The film marks the directorial debut of Olivia Wilde, an actress whose rather diverse filmography surely helps with her first foray behind the camera. Under a different director’s eye, the film’s huge ensemble of supporting personalities – from the school’s infamously promiscuous “Triple A” (Molly Gordon) to rich kid Jared (Skyler Gisondo) and scene-stealing enigma Gigi (Billie Lourd) – could be reduced to little more than colorful but empty stereotypes: instead, Wilde and her team of four writers (all women) wisely avoid this, and by film’s end, almost all of them are revealed to be well-rounded, empathetic characters in their own right.
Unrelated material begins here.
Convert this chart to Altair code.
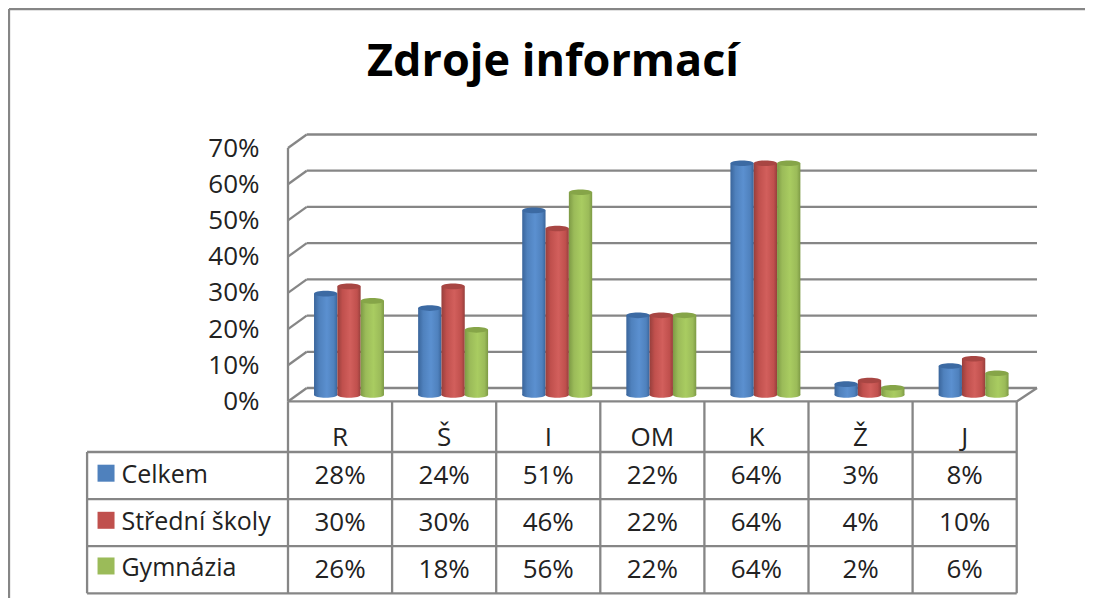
import altair as alt
import pandas as pd

categories = ["R", "Š", "I", "OM", "K", "Ž", "J"]
series_names = ["Celkem", "Střední školy", "Gymnázia"]
celkem = [28, 24, 51, 22, 64, 3, 8]
stredni = [30, 30, 46, 22, 64, 4, 10]
gymnazia = [26, 18, 56, 22, 64, 2, 6]
y_ticks = [0, 10, 20, 30, 40, 50, 60, 70]
title_text = "Zdroje informací"

body_colors = ["#4f81bd", "#c0504d", "#9bbb59"]
edge_dark = ["#3a659b", "#973f3c", "#7d9a45"]
edge_light = ["#5b90d0", "#d25f5c", "#a9cc61"]
cap_colors = ["#3c6aa3", "#a84643", "#86a548"]
grid_color = "#868686"
text_color = "#222222"
font = "Open Sans"

W, H = 1077, 590
DEPTH = 3.73
BACK_L, BACK_R = 0.18, 7.195
LEG_L = -1.93
TOP = -1.074
BAR_W = 0.224
BAR_START = 0.25
ELLIPSE = "M -1 0 A 1 0.24 0 1 0 1 0 A 1 0.24 0 1 0 -1 0 Z"

x_scale = alt.Scale(domain=[0, 7], range=[280, 1008.7])
front_y = alt.Scale(domain=[0, 70], range=[393.5, 140])
bar_y = alt.Scale(domain=[0, 70], range=[387, 133.6])
table_y = alt.Scale(domain=[0, 3], range=[444, 585.3])


def X(f):
    return alt.X(f, type="quantitative", scale=x_scale, axis=None)


def rules(rows, yscale):
    df = pd.DataFrame(rows, columns=["x", "x2", "y", "y2"])
    return alt.Chart(df).mark_rule(color=grid_color, strokeWidth=2.3, clip=False).encode(
        x=X("x"), x2="x2:Q",
        y=alt.Y("y:Q", scale=yscale, axis=None), y2="y2:Q",
    )


edge = alt.Chart(pd.DataFrame({"x": [0], "y": [0], "y2": [70]})).mark_rule(
    color=grid_color, strokeWidth=2.3
).encode(
    x=X("x"),
    y=alt.Y("y:Q", scale=front_y, axis=alt.Axis(
        values=y_ticks, labelExpr="datum.value + '%'", domain=False, ticks=False, grid=False,
        title=None, labelFont=font, labelFontSize=26, labelColor=text_color,
        labelPadding=0, offset=-251,
    )),
    y2="y2:Q",
)

wall = rules(
    [[BACK_L, BACK_R, t + DEPTH, t + DEPTH] for t in y_ticks]
    + [[0, BACK_L, t, t + DEPTH] for t in y_ticks]
    + [[7, BACK_R, 0, DEPTH]],
    front_y,
)


def gradient(i):
    return alt.LinearGradient(
        gradient="linear", x1=0, x2=1, y1=0, y2=0,
        stops=[
            alt.GradientStop(offset=0, color=edge_dark[i]),
            alt.GradientStop(offset=0.22, color=body_colors[i]),
            alt.GradientStop(offset=0.55, color=edge_light[i]),
            alt.GradientStop(offset=0.85, color=body_colors[i]),
            alt.GradientStop(offset=1, color=edge_dark[i]),
        ],
    )


bar_layers = []
for i, (name, values) in enumerate(zip(series_names, [celkem, stredni, gymnazia])):
    df = pd.DataFrame({
        "category": categories,
        "value": values,
        "zero": 0,
        "x0": [k + BAR_START + i * BAR_W for k in range(7)],
        "x1": [k + BAR_START + (i + 1) * BAR_W for k in range(7)],
        "xm": [k + BAR_START + (i + 0.5) * BAR_W for k in range(7)],
    })
    size = (BAR_W * 104.1) ** 2
    base = alt.Chart(df)
    bar_layers.append(base.mark_point(shape=ELLIPSE, size=size, filled=True, fill=gradient(i), opacity=1, strokeWidth=0).encode(
        x=X("xm"), y=alt.Y("zero:Q", scale=bar_y, axis=None)))
    bar_layers.append(base.mark_bar(fill=gradient(i), clip=False).encode(
        x=X("x0"), x2="x1:Q", y=alt.Y("value:Q", scale=bar_y, axis=None), y2="zero:Q"))
    bar_layers.append(base.mark_point(shape=ELLIPSE, size=size, filled=True, fill=cap_colors[i], opacity=1, strokeWidth=0).encode(
        x=X("xm"), y=alt.Y("value:Q", scale=bar_y, axis=None)))

table_lines = rules(
    [[LEG_L, 7, r, r] for r in [0, 1, 2, 3]]
    + [[c, c, TOP, 3] for c in range(8)]
    + [[LEG_L, LEG_L, 0, 3], [0, 7, TOP, TOP]],
    table_y,
)


def text_layer(df, **mk):
    opts = dict(font=font, fontSize=26, color=text_color, baseline="middle", align="center")
    opts.update(mk)
    return alt.Chart(df).mark_text(**opts).encode(
        x=X("x"), y=alt.Y("y:Q", scale=table_y, axis=None), text="t:N")


header = text_layer(pd.DataFrame({"x": [k + 0.5 for k in range(7)], "y": [-0.3] * 7, "t": categories}))
cell_rows = []
for r, values in enumerate([celkem, stredni, gymnazia]):
    for k, v in enumerate(values):
        cell_rows.append({"x": k + 0.5, "y": r + 0.5, "t": f"{v}%"})
cells = text_layer(pd.DataFrame(cell_rows))
legend_rows = [0.48, 1.48, 2.46]
legend_text = text_layer(pd.DataFrame({"x": [-1.6] * 3, "y": legend_rows, "t": series_names}), align="left", fontSize=25)
legend_swatch = alt.Chart(pd.DataFrame({
    "x": [-1.748] * 3, "y": [0.45, 1.45, 2.42], "s": series_names,
})).mark_square(size=289, opacity=1, strokeWidth=0).encode(
    x=X("x"), y=alt.Y("y:Q", scale=table_y, axis=None),
    color=alt.Color("s:N", scale=alt.Scale(domain=series_names, range=body_colors), legend=None),
)

title = alt.Chart(pd.DataFrame({"t": [title_text]})).mark_text(
    font=font, fontSize=45, fontWeight="bold", color="#000000", align="center", baseline="middle",
).encode(x=alt.value(545), y=alt.value(54), text="t:N")

border_h = alt.Chart(pd.DataFrame({"a": [0]})).mark_rule(color=grid_color, strokeWidth=2.3).encode(
    x=alt.value(1), x2=alt.value(W), y=alt.value(1))
border_v = alt.Chart(pd.DataFrame({"a": [0]})).mark_rule(color=grid_color, strokeWidth=2.3).encode(
    x=alt.value(1), y=alt.value(1), y2=alt.value(H))

chart = alt.layer(
    border_h, border_v, edge, wall, *bar_layers, table_lines,
    header, cells, legend_swatch, legend_text, title,
).resolve_scale(y="independent").properties(
    width=W, height=H, padding=0, autosize=alt.AutoSizeParams(type="none"),
).configure_view(stroke=None)

chart.save("out.html", embed_options={"renderer": "svg", "actions": False})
Wilde isn’t afraid to lean into the crazier shenanigans we expect from the genre though: the film is jam-packed with laughs that she keeps consistent throughout the entire film. Her visual flair almost feels like a “throw everything and see what sticks” approach, but fortunately – and somewhat surprisingly – it almost all does. On paper, a drug-fueled, stop-motion animated sequence sounds ridiculous, even for a raunchy teen comedy, but Wilde has crafted a tone that makes it work to effective results. In handling more grounded technical aspects, Wilde showcases a wonderful understanding of lighting and color, especially as the night progresses and Molly and Amy find themselves illuminated by everything from neon store signs and street lamps to the vivid colorscape of a party’s interior. Likewise, Wilde’s use of a long, unbroken shot during a big third act interaction is the kind of decision that adds a kind of power to the scene but is so tastefully handled that it doesn’t draw attention to itself.
But Wilde’s biggest accomplishment behind the camera is undoubtedly the performances she coaxes out of her two stars, the glue that holds the film together. Feldstein shares the same explosive charisma and knack for physical comedy as her brother in her first starring role: in such a short span of time, she is proving to be an acting force that will surely follow the same trajectory of her brother’s career. Dever more or less plays the straight (wo)man to Feldstein, but she has her own self-deprecating sense of humor that makes for a more subdued comedic performance, and a touching sincerity when Wilde slows things down and examines Amy’s sexuality more closely. And, of course, the two are an impeccable pairing: from the opening scenes where they first share the screen, Feldstein and Dever have a spark that immediately signals 105 minutes of fun.
Their relationship hits all the beats you expect, and anyone who’s seen any teen comedies will know what directions it will take, but Feldstein and Dever, and Wilde by extension, make it feel so fresh that it doesn’t matter. Perhaps it’s by having this kind of platonic relationship revolve around two young women, an unfortunate rarity in the genre, Or maybe it’s the naturalistic teenage qualities that Wilde has given these two characters, which don’t shy away from very real moments of vulnerability.
Booksmart is a familiar premise turned into a groundbreaking result: don’t be surprised when it’s viewed as a genre classic in the next decade.